Task to carry out ▸ Write the data out again, character for character, with no images.

Data ▸
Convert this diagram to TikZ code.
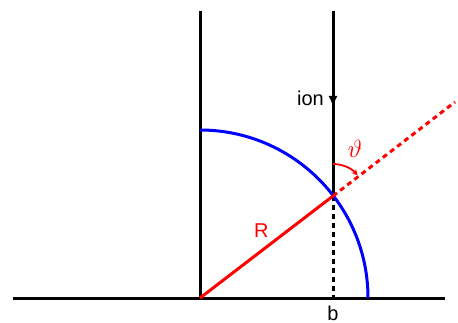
\documentclass[tikz,border=0pt]{standalone}
\usepackage{fontspec}
\setmainfont{Liberation Sans}
\usetikzlibrary{arrows.meta}

\begin{document}
\begin{tikzpicture}[x=1pt,y=-1pt,
  axis/.style={line width=3pt},
  guide/.style={line width=3pt,dash pattern=on 5pt off 4pt},
  label/.style={inner sep=0pt,font=\fontsize{20}{24}\selectfont}]
\path[use as bounding box] (0,0) rectangle (458.0,323.0);
\coordinate (O) at (200,298);
\coordinate (P) at (333,196);
\coordinate (B) at (333,298);
\coordinate (Ltop) at (200,11);
\coordinate (Itop) at (333,11);
\coordinate (Xl) at (13,298);
\coordinate (Xr) at (445,298);
\coordinate (Rend) at (455,102);
\coordinate (Aa) at (333,90);
\coordinate (Ab) at (333,107);
% axes and ion path
\draw[axis] (Xl) -- (Xr);
\draw[axis] (O) -- (Ltop);
\draw[axis] (Itop) -- (P);
\draw[guide] (P) -- (B);
\draw[axis,-{Latex[length=11pt,width=9pt]}] (Aa) -- (Ab);
% nucleus radius
\draw[blue,line width=3pt] (O) ++(0,-168) arc[start angle=-90,end angle=0,radius=168];
\draw[red,line width=3pt] (O) -- node[label,red,above left=3pt,pos=0.55] (R) {R} (P);
\draw[red,guide] (P) -- (Rend);
% scattering angle
\draw[red,line width=1.8pt,-{Stealth[length=6pt,width=6pt]}] (P) ++(0,-32) arc[start angle=-90,end angle=-40,radius=32];
\node[red,inner sep=0pt,font=\fontsize{24}{28}\selectfont] (theta) at (355,149) {$\vartheta$};
\node[label,anchor=east] (ion) at (324,98) {ion};
\node[label] (b) at (333,313) {b};
\end{tikzpicture}
\end{document}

Result ▸
Convert this diagram to TikZ code.
\documentclass[tikz,border=0pt]{standalone}
\usepackage{fontspec}
\setmainfont{Liberation Sans}
\usetikzlibrary{arrows.meta}

\begin{document}
\begin{tikzpicture}[x=1pt,y=-1pt,
  axis/.style={line width=3pt},
  guide/.style={line width=3pt,dash pattern=on 5pt off 4pt},
  label/.style={inner sep=0pt,font=\fontsize{20}{24}\selectfont}]
\path[use as bounding box] (0,0) rectangle (458.0,323.0);
\coordinate (O) at (200,298);
\coordinate (P) at (333,196);
\coordinate (B) at (333,298);
\coordinate (Ltop) at (200,11);
\coordinate (Itop) at (333,11);
\coordinate (Xl) at (13,298);
\coordinate (Xr) at (445,298);
\coordinate (Rend) at (455,102);
\coordinate (Aa) at (333,90);
\coordinate (Ab) at (333,107);
% axes and ion path
\draw[axis] (Xl) -- (Xr);
\draw[axis] (O) -- (Ltop);
\draw[axis] (Itop) -- (P);
\draw[guide] (P) -- (B);
\draw[axis,-{Latex[length=11pt,width=9pt]}] (Aa) -- (Ab);
% nucleus radius
\draw[blue,line width=3pt] (O) ++(0,-168) arc[start angle=-90,end angle=0,radius=168];
\draw[red,line width=3pt] (O) -- node[label,red,above left=3pt,pos=0.55] (R) {R} (P);
\draw[red,guide] (P) -- (Rend);
% scattering angle
\draw[red,line width=1.8pt,-{Stealth[length=6pt,width=6pt]}] (P) ++(0,-32) arc[start angle=-90,end angle=-40,radius=32];
\node[red,inner sep=0pt,font=\fontsize{24}{28}\selectfont] (theta) at (355,149) {$\vartheta$};
\node[label,anchor=east] (ion) at (324,98) {ion};
\node[label] (b) at (333,313) {b};
\end{tikzpicture}
\end{document}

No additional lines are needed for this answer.